A spokesperson for the company told Alphr that publishers can submit themselves to the search engine as a verified source, which would flag their content as authoritative for the purposes of Bing’s algorithms: “Publishers can become a verified source of information on Bing, via pubhub.bing.com. News sites will be judged based on the following criteria and also manually checked by a team of journalists for newsworthiness, originality, authority, and readability.”
Despite the currently quite limited scope of “multi-perspective answers”, Ribas emphasises he wants his company to stand for “trustworthy AI”. An important part of this is having clear parameters in place to guide how Microsoft’s deep-learning systems develop, particularly around the insidious effects of training AI with biased data.

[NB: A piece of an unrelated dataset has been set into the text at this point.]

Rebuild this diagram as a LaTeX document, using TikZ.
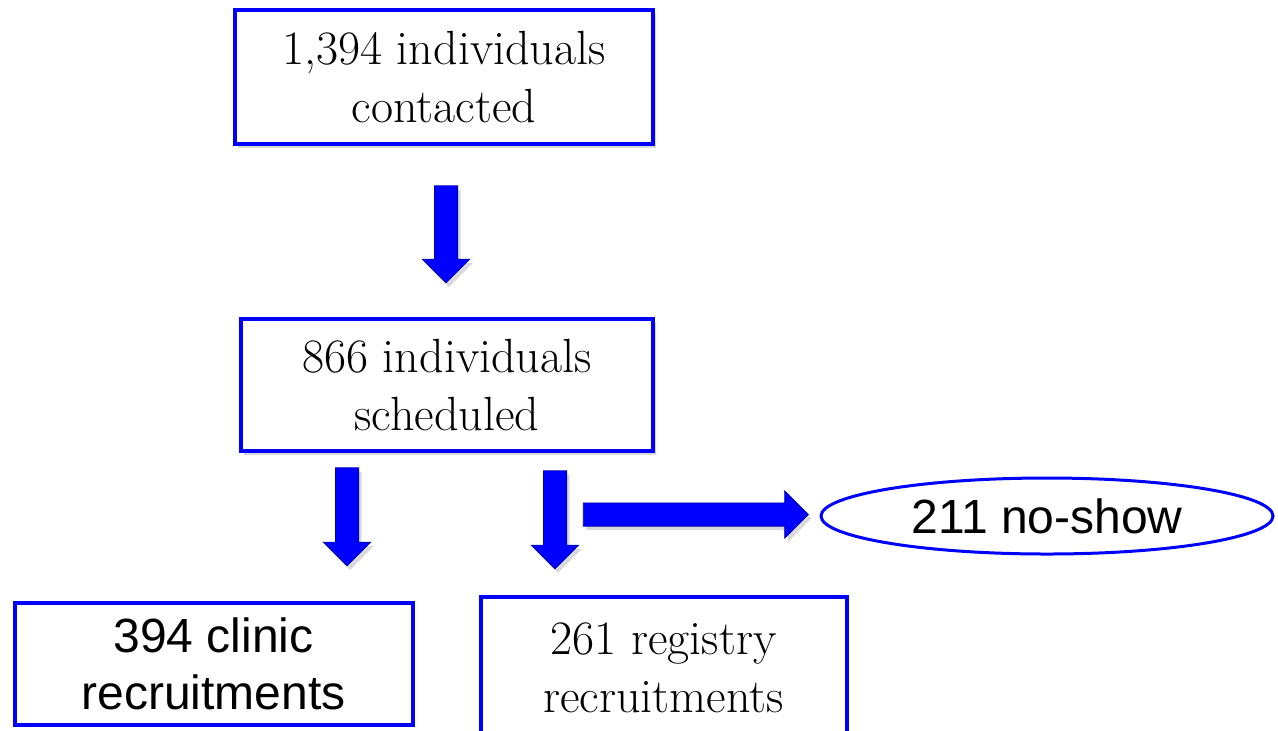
\documentclass[tikz,border=0pt]{standalone}
\usepackage{fontspec}
\newfontfamily\arialfont{Liberation Sans}
\usetikzlibrary{shapes.geometric, shapes.arrows, shadows}

\begin{document}
\begin{tikzpicture}
      [
        x=0.5pt, y=-0.5pt,
        shadowed/.style={drop shadow={opacity=0.3, shadow xshift=1.5pt, shadow yshift=-2pt}},
        stepbox/.style={draw=blue, line width=2pt, fill=white, inner sep=0pt,
          align=center, font=\fontsize{24}{29}\selectfont},
        sanstext/.style={font=\arialfont\fontsize{24}{28.5}\selectfont},
        blockarrow/.style={single arrow, fill=blue, draw=blue!70!black, line width=0.4pt,
          inner xsep=0pt, inner ysep=5.6pt, single arrow head extend=6pt,
          single arrow head indent=0pt, shadowed}
      ]
      \clip (0,0) rectangle (1278,730);
      % boxes
      \node [stepbox, shadowed, minimum width=209pt, minimum height=67pt] (contacted) at (444,77) {1,394 individuals\\contacted};
      \node [stepbox, shadowed, minimum width=206pt, minimum height=66pt] (scheduled) at (447,385) {866 individuals\\scheduled};
      \node [stepbox, sanstext, minimum width=199pt, minimum height=61pt] (clinic) at (213.5,664) {394 clinic\\recruitments};
      \node [stepbox, minimum width=183pt, minimum height=71pt] (registry) at (663.5,668) {261 registry\\recruitments};
      \node [ellipse, draw=blue, line width=1.5pt, fill=white, inner sep=0pt, sanstext,
        minimum width=226pt, minimum height=38pt] (noshow) at (1047,516) {211 no-show};
      % arrows
      \node [blockarrow, rotate=-90, minimum height=48.5pt] (toscheduled) at (446,228.5) {};
      \node [blockarrow, rotate=-90, minimum height=49pt] (toclinic) at (347,511) {};
      \node [blockarrow, rotate=-90, minimum height=49pt] (toregistry) at (555,514) {};
      \node [blockarrow, minimum height=112.5pt] (tonoshow) at (690,514.5) {};
\end{tikzpicture}
\end{document}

“AI has the particularity that it can learn and evolve, but at the end of the day it’s just algorithms,” he says. “What we are seeing is that these algorithms need to have parameters so that they do the right thing. For example, we talked about bias. If we let these algorithms learn from biased data then they’ll become biased. We need to have guidelines that help us ensure the data we use to train the algorithms is as unbiased as possible.”
Microsoft is a member of several groups dedicated to interrogating the practical and ethical questions around artificial intelligence, including the Partnership on AI and MIT’s Center for Brains, Minds and Machines (CBMM). These are the sorts of centres that endeavour to write the guidelines that Ribas gestures towards. It’s not only Western universities and tech companies forging practice around AI, however. China in particular is pushing to become a world leader in AI, with the surveillance-tech company SenseTime recently becoming the world’s most valuable AI startup.
(Jordi Ribas. Credit: Microsoft)
According to Ribas, competition between the West and other countries is “very close everywhere right now”. He points to the Stanford Question Answering Dataset (SQuAD) test, where an AI must provide exact answers to more than 100,000 questions, drawn from more than 500 Wikipedia articles. Microsoft beat the test in January, but was pipped to the post by Chinese giant Alibaba.
Does the competition between Chinese companies and Western companies give Microsoft cause for concern, particularly considering the question of “trustworthy AI” and the differing societal values? “There are implications that definitely need to be thought through, not only with [societal] values but also [the] privacy laws of each country,” says Ribas. “In that sense, some countries may develop these technologies faster, because they’ll be more relaxed in terms of the privacy laws versus others. As time goes on we’ll have to see how it all evolves.”
These are large questions about the future ethical direction of AI. For Bing, the issue that’s closer to hand is how best to use its machine-learning capabilities for search. At a time when attention is being directed to how algorithms can shape the way we see the world, Ribas wants Bing to offer a new model for information on the internet. Whether or not it manages to do this remains to be seen.
“If we’re the only one doing it and it creates some significant differentiation and people come to Bing, great, at the end of the day we want that too. But this is more profound. We want to send a signal for search engines in particular to be as objective as possible. Objectivity in search couldn’t be more important than it is today.”